Is this 'How to enjoy architecture'?
April 2024
When I prepared a paper on architecture tourism for a congress on cultural tourism last February in Córdoba (Spain), I saw during my literature search the announcement of the book How to enjoy architecture, by Charles Holland, Yale University Press, to appear mid-April. For less than €20 the 180-page hard cover book was delivered two weeks ago.
I guess my expectations were a bit too high. I hoped to read about architecture experience, the relationships between architecture and the visitors or users. About different sensations and emotions. Perhaps about affordances – a concept that helps to understand buildings not as objects, but as environments that afford us possibilities, so-called actionable properties the environment offers. Affordances invite or guide behaviour, what people do in and around buildings. Think of Centro Botín in Santander as an example – this building is not just for expositions; it has a lot of affordances.
Experience as I understand it is not what Holland’s book is about.
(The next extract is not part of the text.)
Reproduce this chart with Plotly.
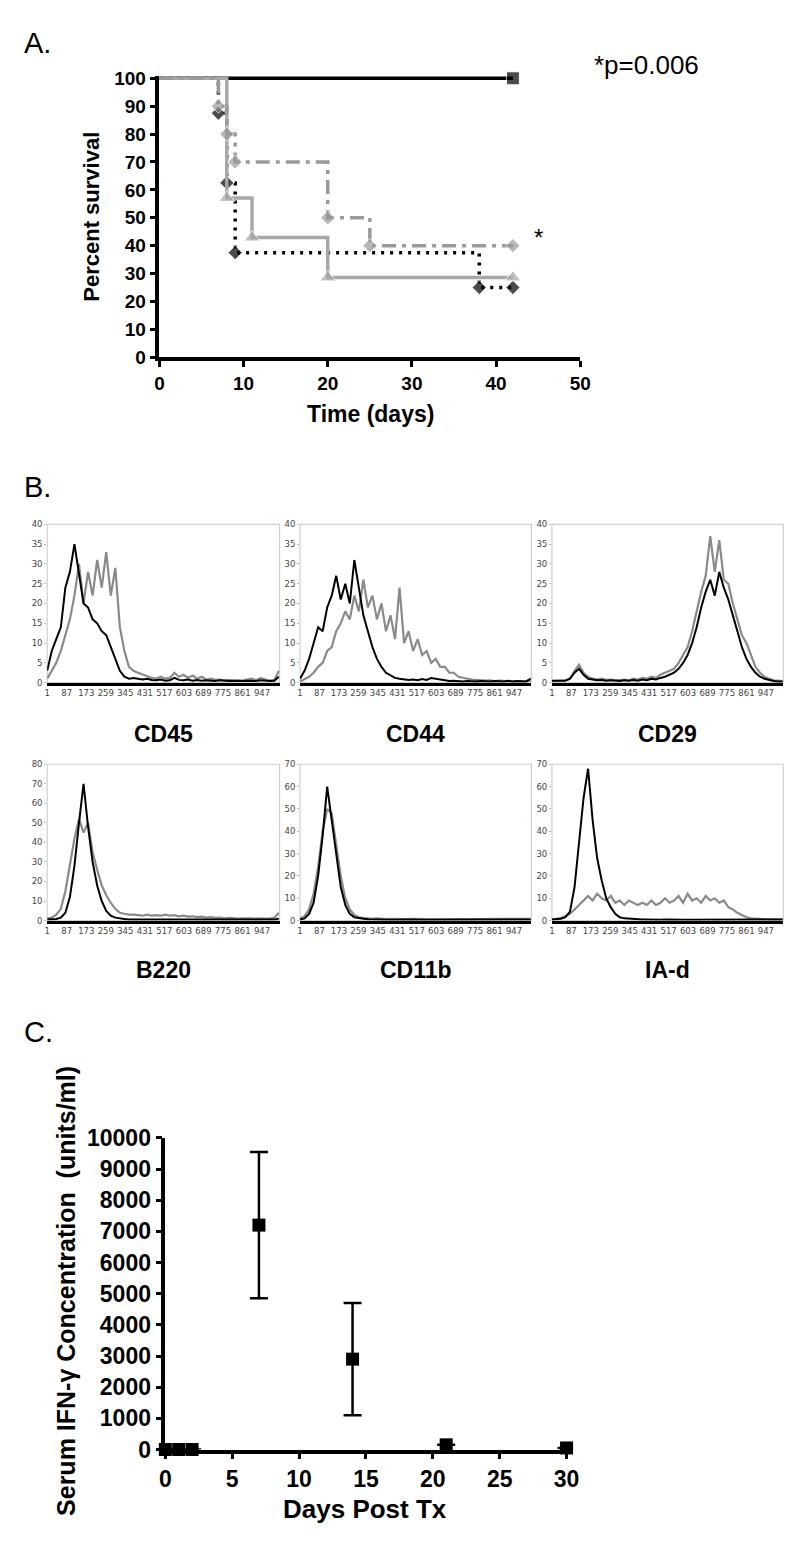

Holland uses the term experience a few times in his introduction, but his aim is (p. 20) “the main point, the ambition of the book, is to open up an experience of architecture as something enlightening and educational but also enjoyable: to communicate some of the please I get from looking at architecture and good buildings.” And (p. 5) “It is about looking: about learning how to look, and what to look for.” How to look and what to look for is discussed in six chapters: on style, composition, space, materials, structure, and use of buildings.
The book discusses experience as visual experience – what to look for. And you may look at style, composition, etc. Holland stresses how to look at buildings (less judgemental and more interested, irrespective of the whether a building is classicist or modern (well explained in chapter 1). And he tells background stories of buildings.
What the book fails to do is entering buildings and exploring the environment of buildings. The main focus is the visual experience of the exterior. Although the book is ‘a guide for everyone,’ as the subtitle tells us, I think the audience of the book will consist of ‘afficionados’, architects and other seriously interested professionals. Not the laypeople who likes nice architecture, who conceives modern architecture as part of a cultural trip. I will not evaluate the merits on the book for the professional, I am not an architect but ‘just’ a user and interested visitor of architecture.
How is the book from a photography point of view? Photography is about looking (and other things), and the book How to enjoy architecture is about how to look and what to look for and could therefore be helpful. But I think that Holland’s message about approaching architecture in a less judgemental and more interested manner, irrespective of whether a building is classicist or modern, is for architects and not for laypersons.
The well-known architecture photographer Iwan Baan had a major exposition in Vitra Design Museum. Vitra published an almost 600-page catalogue. Baan says (p. 294) “It is a strange thing. I’m not an architect myself and I know, basically, little about architecture, but I’ve been always fascinated with space, what people do in space, how the spaces are used and sometimes taken over by their users.” One of the reasons Iwan Baan is appreciated, the book tells us, is that he is not an architect, not very much interested in the typical features of style, materials, and composition of buildings. Iwan Baan’s book is for me far more rewarding and enjoyable than Holland’s book.